▶ _What you will do_: Write out all of the records precisely. Skip anything that is a picture.

Entries with chart source code:
--------------------------------
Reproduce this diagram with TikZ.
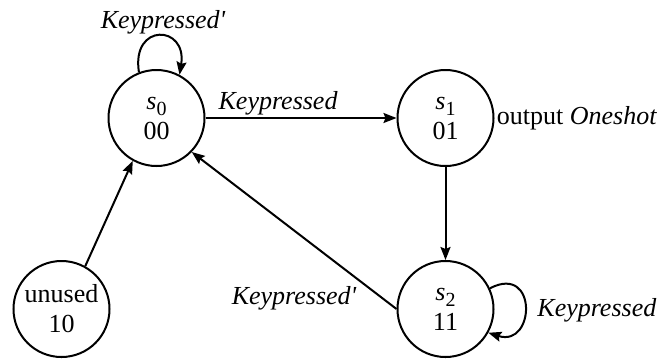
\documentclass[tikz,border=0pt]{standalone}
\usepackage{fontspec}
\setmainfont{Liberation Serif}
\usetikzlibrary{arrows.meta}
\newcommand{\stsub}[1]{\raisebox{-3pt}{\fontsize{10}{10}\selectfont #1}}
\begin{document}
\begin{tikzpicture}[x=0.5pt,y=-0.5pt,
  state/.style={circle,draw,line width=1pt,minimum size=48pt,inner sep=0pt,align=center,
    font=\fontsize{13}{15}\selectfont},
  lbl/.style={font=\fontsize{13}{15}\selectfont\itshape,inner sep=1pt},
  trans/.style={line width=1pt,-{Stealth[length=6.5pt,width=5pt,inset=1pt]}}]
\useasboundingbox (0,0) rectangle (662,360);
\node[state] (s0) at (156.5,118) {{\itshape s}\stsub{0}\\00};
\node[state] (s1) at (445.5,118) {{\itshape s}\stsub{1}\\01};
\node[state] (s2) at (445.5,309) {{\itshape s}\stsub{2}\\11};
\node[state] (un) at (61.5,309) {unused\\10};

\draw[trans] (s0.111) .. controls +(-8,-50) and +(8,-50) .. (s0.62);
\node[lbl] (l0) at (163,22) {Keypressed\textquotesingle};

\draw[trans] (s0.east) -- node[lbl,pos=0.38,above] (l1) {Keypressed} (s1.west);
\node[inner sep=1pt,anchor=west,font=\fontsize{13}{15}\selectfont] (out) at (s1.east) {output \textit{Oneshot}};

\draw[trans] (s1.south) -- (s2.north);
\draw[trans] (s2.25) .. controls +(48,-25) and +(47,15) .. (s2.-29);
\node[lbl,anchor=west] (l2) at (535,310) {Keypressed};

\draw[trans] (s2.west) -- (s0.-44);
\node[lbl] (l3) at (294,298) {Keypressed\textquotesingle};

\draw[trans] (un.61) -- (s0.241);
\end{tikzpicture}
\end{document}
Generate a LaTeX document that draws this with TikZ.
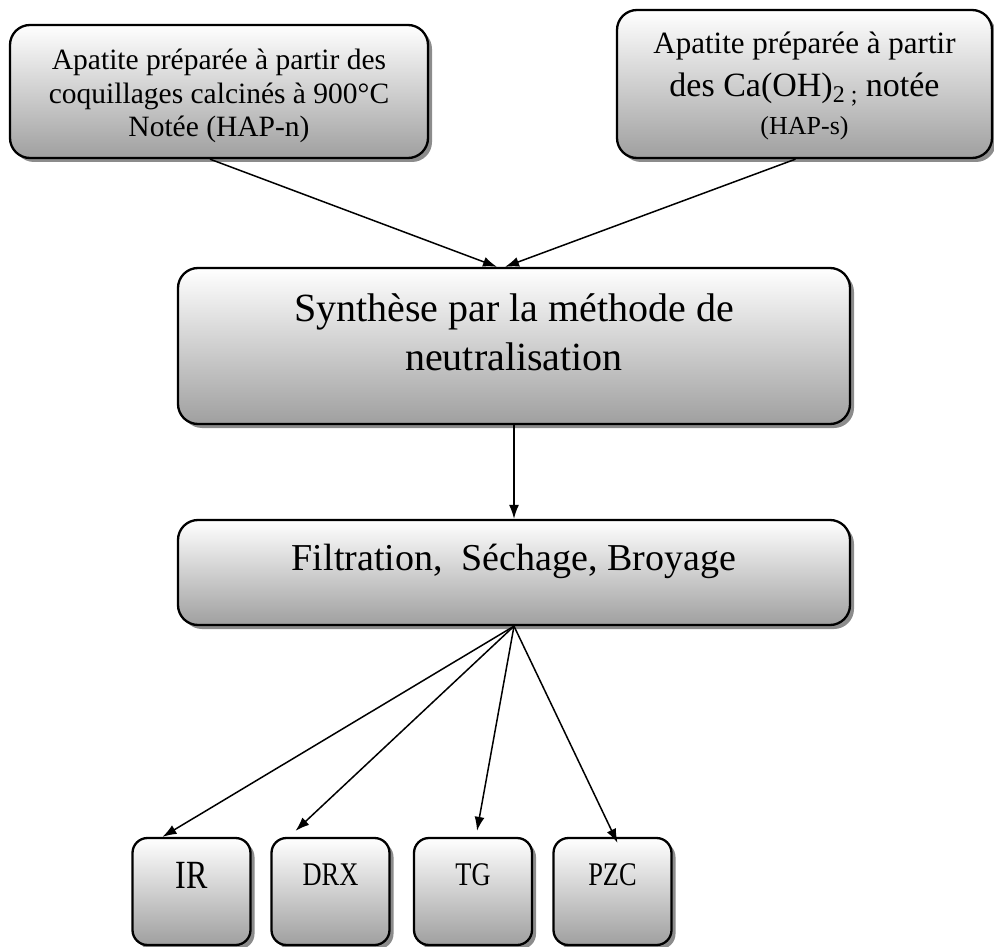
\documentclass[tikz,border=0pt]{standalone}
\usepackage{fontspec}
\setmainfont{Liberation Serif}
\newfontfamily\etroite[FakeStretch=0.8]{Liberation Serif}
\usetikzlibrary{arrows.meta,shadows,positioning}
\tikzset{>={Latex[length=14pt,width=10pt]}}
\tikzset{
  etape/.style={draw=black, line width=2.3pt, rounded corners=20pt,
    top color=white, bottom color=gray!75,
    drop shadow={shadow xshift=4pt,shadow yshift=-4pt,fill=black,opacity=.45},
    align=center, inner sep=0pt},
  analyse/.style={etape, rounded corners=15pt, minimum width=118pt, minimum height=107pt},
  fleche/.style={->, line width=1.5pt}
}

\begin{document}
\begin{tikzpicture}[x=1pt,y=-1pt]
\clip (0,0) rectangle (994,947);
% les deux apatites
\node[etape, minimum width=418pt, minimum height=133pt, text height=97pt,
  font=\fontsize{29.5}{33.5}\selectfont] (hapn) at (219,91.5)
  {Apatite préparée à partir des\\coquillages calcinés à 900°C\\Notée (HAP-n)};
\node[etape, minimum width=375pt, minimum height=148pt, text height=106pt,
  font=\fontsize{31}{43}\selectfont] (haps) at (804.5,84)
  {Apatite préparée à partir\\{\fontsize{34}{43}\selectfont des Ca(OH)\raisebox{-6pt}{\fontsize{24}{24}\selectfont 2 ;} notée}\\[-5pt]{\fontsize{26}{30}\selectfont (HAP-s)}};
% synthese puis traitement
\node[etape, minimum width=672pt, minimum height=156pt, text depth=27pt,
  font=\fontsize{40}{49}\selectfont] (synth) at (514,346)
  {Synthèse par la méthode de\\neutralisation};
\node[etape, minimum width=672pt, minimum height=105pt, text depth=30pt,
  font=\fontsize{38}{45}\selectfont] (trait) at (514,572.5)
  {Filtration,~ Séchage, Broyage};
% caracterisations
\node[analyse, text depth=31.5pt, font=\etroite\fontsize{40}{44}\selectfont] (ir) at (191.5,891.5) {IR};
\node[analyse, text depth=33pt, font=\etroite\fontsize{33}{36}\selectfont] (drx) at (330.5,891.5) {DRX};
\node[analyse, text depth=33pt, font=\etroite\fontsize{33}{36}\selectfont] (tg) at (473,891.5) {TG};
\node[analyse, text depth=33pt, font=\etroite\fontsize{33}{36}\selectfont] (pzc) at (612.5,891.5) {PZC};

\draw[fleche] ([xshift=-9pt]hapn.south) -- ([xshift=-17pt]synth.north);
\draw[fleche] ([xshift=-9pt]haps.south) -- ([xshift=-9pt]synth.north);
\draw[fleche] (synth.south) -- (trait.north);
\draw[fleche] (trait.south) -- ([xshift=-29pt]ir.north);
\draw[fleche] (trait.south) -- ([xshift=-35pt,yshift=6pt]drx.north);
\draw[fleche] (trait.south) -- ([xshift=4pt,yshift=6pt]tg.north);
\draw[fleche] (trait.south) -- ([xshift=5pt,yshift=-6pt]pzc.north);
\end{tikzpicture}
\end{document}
--------------------------------
▶ _Output below_:
Reproduce this diagram with TikZ.
\documentclass[tikz,border=0pt]{standalone}
\usepackage{fontspec}
\setmainfont{Liberation Serif}
\usetikzlibrary{arrows.meta}
\newcommand{\stsub}[1]{\raisebox{-3pt}{\fontsize{10}{10}\selectfont #1}}
\begin{document}
\begin{tikzpicture}[x=0.5pt,y=-0.5pt,
  state/.style={circle,draw,line width=1pt,minimum size=48pt,inner sep=0pt,align=center,
    font=\fontsize{13}{15}\selectfont},
  lbl/.style={font=\fontsize{13}{15}\selectfont\itshape,inner sep=1pt},
  trans/.style={line width=1pt,-{Stealth[length=6.5pt,width=5pt,inset=1pt]}}]
\useasboundingbox (0,0) rectangle (662,360);
\node[state] (s0) at (156.5,118) {{\itshape s}\stsub{0}\\00};
\node[state] (s1) at (445.5,118) {{\itshape s}\stsub{1}\\01};
\node[state] (s2) at (445.5,309) {{\itshape s}\stsub{2}\\11};
\node[state] (un) at (61.5,309) {unused\\10};

\draw[trans] (s0.111) .. controls +(-8,-50) and +(8,-50) .. (s0.62);
\node[lbl] (l0) at (163,22) {Keypressed\textquotesingle};

\draw[trans] (s0.east) -- node[lbl,pos=0.38,above] (l1) {Keypressed} (s1.west);
\node[inner sep=1pt,anchor=west,font=\fontsize{13}{15}\selectfont] (out) at (s1.east) {output \textit{Oneshot}};

\draw[trans] (s1.south) -- (s2.north);
\draw[trans] (s2.25) .. controls +(48,-25) and +(47,15) .. (s2.-29);
\node[lbl,anchor=west] (l2) at (535,310) {Keypressed};

\draw[trans] (s2.west) -- (s0.-44);
\node[lbl] (l3) at (294,298) {Keypressed\textquotesingle};

\draw[trans] (un.61) -- (s0.241);
\end{tikzpicture}
\end{document}
Generate a LaTeX document that draws this with TikZ.
\documentclass[tikz,border=0pt]{standalone}
\usepackage{fontspec}
\setmainfont{Liberation Serif}
\newfontfamily\etroite[FakeStretch=0.8]{Liberation Serif}
\usetikzlibrary{arrows.meta,shadows,positioning}
\tikzset{>={Latex[length=14pt,width=10pt]}}
\tikzset{
  etape/.style={draw=black, line width=2.3pt, rounded corners=20pt,
    top color=white, bottom color=gray!75,
    drop shadow={shadow xshift=4pt,shadow yshift=-4pt,fill=black,opacity=.45},
    align=center, inner sep=0pt},
  analyse/.style={etape, rounded corners=15pt, minimum width=118pt, minimum height=107pt},
  fleche/.style={->, line width=1.5pt}
}

\begin{document}
\begin{tikzpicture}[x=1pt,y=-1pt]
\clip (0,0) rectangle (994,947);
% les deux apatites
\node[etape, minimum width=418pt, minimum height=133pt, text height=97pt,
  font=\fontsize{29.5}{33.5}\selectfont] (hapn) at (219,91.5)
  {Apatite préparée à partir des\\coquillages calcinés à 900°C\\Notée (HAP-n)};
\node[etape, minimum width=375pt, minimum height=148pt, text height=106pt,
  font=\fontsize{31}{43}\selectfont] (haps) at (804.5,84)
  {Apatite préparée à partir\\{\fontsize{34}{43}\selectfont des Ca(OH)\raisebox{-6pt}{\fontsize{24}{24}\selectfont 2 ;} notée}\\[-5pt]{\fontsize{26}{30}\selectfont (HAP-s)}};
% synthese puis traitement
\node[etape, minimum width=672pt, minimum height=156pt, text depth=27pt,
  font=\fontsize{40}{49}\selectfont] (synth) at (514,346)
  {Synthèse par la méthode de\\neutralisation};
\node[etape, minimum width=672pt, minimum height=105pt, text depth=30pt,
  font=\fontsize{38}{45}\selectfont] (trait) at (514,572.5)
  {Filtration,~ Séchage, Broyage};
% caracterisations
\node[analyse, text depth=31.5pt, font=\etroite\fontsize{40}{44}\selectfont] (ir) at (191.5,891.5) {IR};
\node[analyse, text depth=33pt, font=\etroite\fontsize{33}{36}\selectfont] (drx) at (330.5,891.5) {DRX};
\node[analyse, text depth=33pt, font=\etroite\fontsize{33}{36}\selectfont] (tg) at (473,891.5) {TG};
\node[analyse, text depth=33pt, font=\etroite\fontsize{33}{36}\selectfont] (pzc) at (612.5,891.5) {PZC};

\draw[fleche] ([xshift=-9pt]hapn.south) -- ([xshift=-17pt]synth.north);
\draw[fleche] ([xshift=-9pt]haps.south) -- ([xshift=-9pt]synth.north);
\draw[fleche] (synth.south) -- (trait.north);
\draw[fleche] (trait.south) -- ([xshift=-29pt]ir.north);
\draw[fleche] (trait.south) -- ([xshift=-35pt,yshift=6pt]drx.north);
\draw[fleche] (trait.south) -- ([xshift=4pt,yshift=6pt]tg.north);
\draw[fleche] (trait.south) -- ([xshift=5pt,yshift=-6pt]pzc.north);
\end{tikzpicture}
\end{document}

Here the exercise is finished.